Two Methods for Modeling LTV with a Spreadsheet

The following presentation was given on Wednesday, November 13th at the Slush Conference in Helsinki, Finland. Linked to within the presentation is a spreadsheet that showcases examples of the models discussed, each built on a data set of 100,000 rows of fake user profiles. The profiles were generated by a script.

As stated in the presentation, LTV is difficult to calculate for freemium products and is often done so programmatically (given the large amounts of data that must be parsed in order to capture the stratified nature of freemium user bases).
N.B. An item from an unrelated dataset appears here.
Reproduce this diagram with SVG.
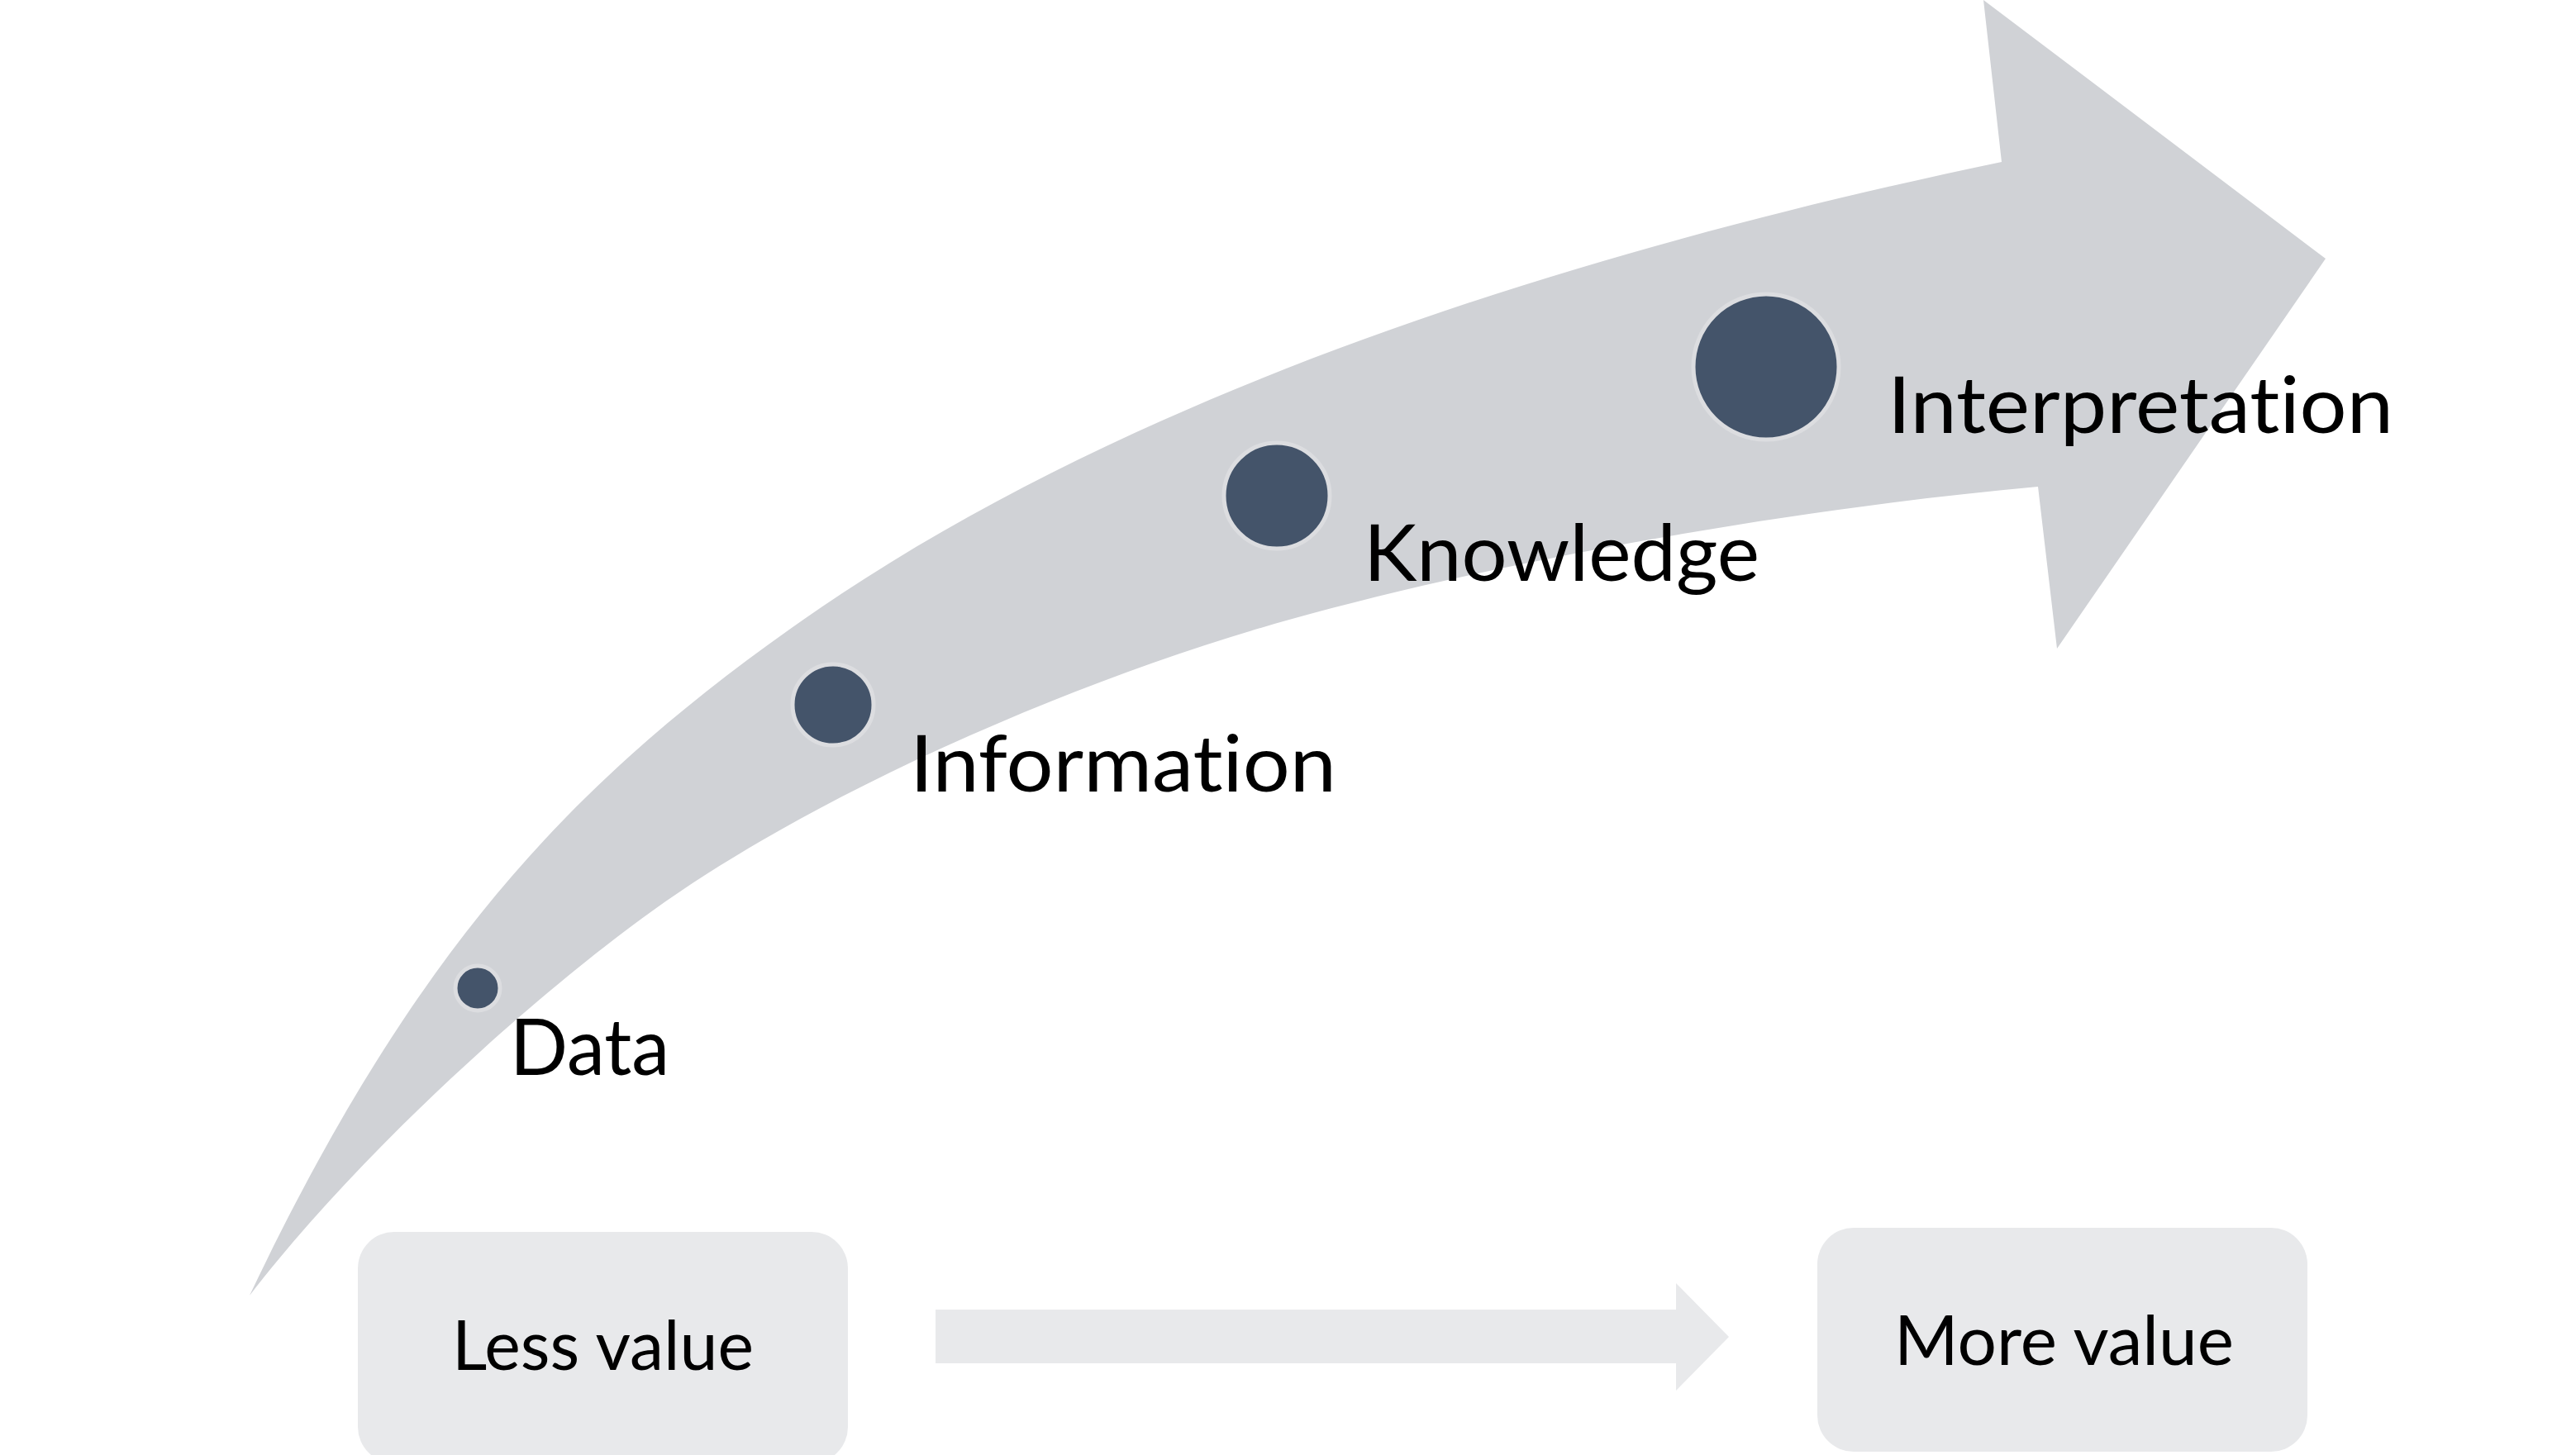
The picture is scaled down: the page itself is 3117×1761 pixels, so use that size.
<svg xmlns="http://www.w3.org/2000/svg" width="3117" height="1761" viewBox="0 0 3117 1761">
<style>
.lbl{font-family:Lato,"Open Sans","Liberation Sans",sans-serif;fill:#000;font-variant-ligatures:none;font-feature-settings:"liga" 0}
.big{font-size:95px}
.small{font-size:83px}
.dot{fill:#44546A;stroke:#DCDDE0;stroke-width:5}
.box{fill:#E8E9EB}
</style>
<rect width="3117" height="1761" fill="#FFFFFF"/>
<g id="connectors">
<path id="main-arrow" fill="#D0D2D6" d="M302,1568 C502,1148 692,946 972,750 C1402,449 1992,286 2422,196 L2400,0 L2814,313 L2489,785 L2466,589 C2166,616 1810,680 1560,750 C1303,822 990,958 790,1102 C640,1210 432,1399 302,1568 Z"/>
<path id="value-arrow" fill="#E8E9EB" d="M1132,1585 L2028,1585 L2028,1553 L2092,1618 L2028,1683 L2028,1650 L1132,1650 Z"/>
</g>
<g id="node-data">
<circle class="dot" cx="578" cy="1196" r="27"/>
<text class="lbl big" x="617" y="1301" textLength="193" lengthAdjust="spacingAndGlyphs">Data</text>
</g>
<g id="node-information">
<circle class="dot" cx="1008" cy="853" r="49"/>
<text class="lbl big" x="1101" y="958" textLength="516" lengthAdjust="spacingAndGlyphs">Information</text>
</g>
<g id="node-knowledge">
<circle class="dot" cx="1545" cy="600" r="64"/>
<text class="lbl big" x="1650" y="703" textLength="479" lengthAdjust="spacingAndGlyphs">Knowledge</text>
</g>
<g id="node-interpretation">
<circle class="dot" cx="2137" cy="444" r="88"/>
<text class="lbl big" x="2284" y="524" textLength="612" lengthAdjust="spacingAndGlyphs">Interpretation</text>
</g>
<g id="node-less-value">
<rect class="box" x="433" y="1491" width="593" height="280" rx="44" ry="44"/>
<text class="lbl small" x="547" y="1658" textLength="365" lengthAdjust="spacingAndGlyphs">Less value</text>
</g>
<g id="node-more-value">
<rect class="box" x="2199" y="1486" width="593" height="271" rx="44" ry="44"/>
<text class="lbl small" x="2292" y="1652" textLength="411" lengthAdjust="spacingAndGlyphs">More value</text>
</g>
</svg>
But LTV estimates can be made in spreadsheets; the models introduced here fit curves to player metrics (retention and monetization) in order to project terminal values for various player segments.

The main limitation of spreadsheet modeling for LTV is the demand that adding additional filters to segments poses; the models exemplified in the spreadsheet from this presentation only offer three filters (country of origin, acquisition source, and trailing days of data used) for calculation, and yet the file runs sluggishly, even with a modestly sized data set.

Still, modeling LTV in a spreadsheet serves as a practical and fairly transparent means of making decisions around product design. While not as robust as estimation using programmatic methods, the models demonstrated in the presentation facilitate the data-driven development process and may be helpful in forecasting revenue based on cohort acquisition.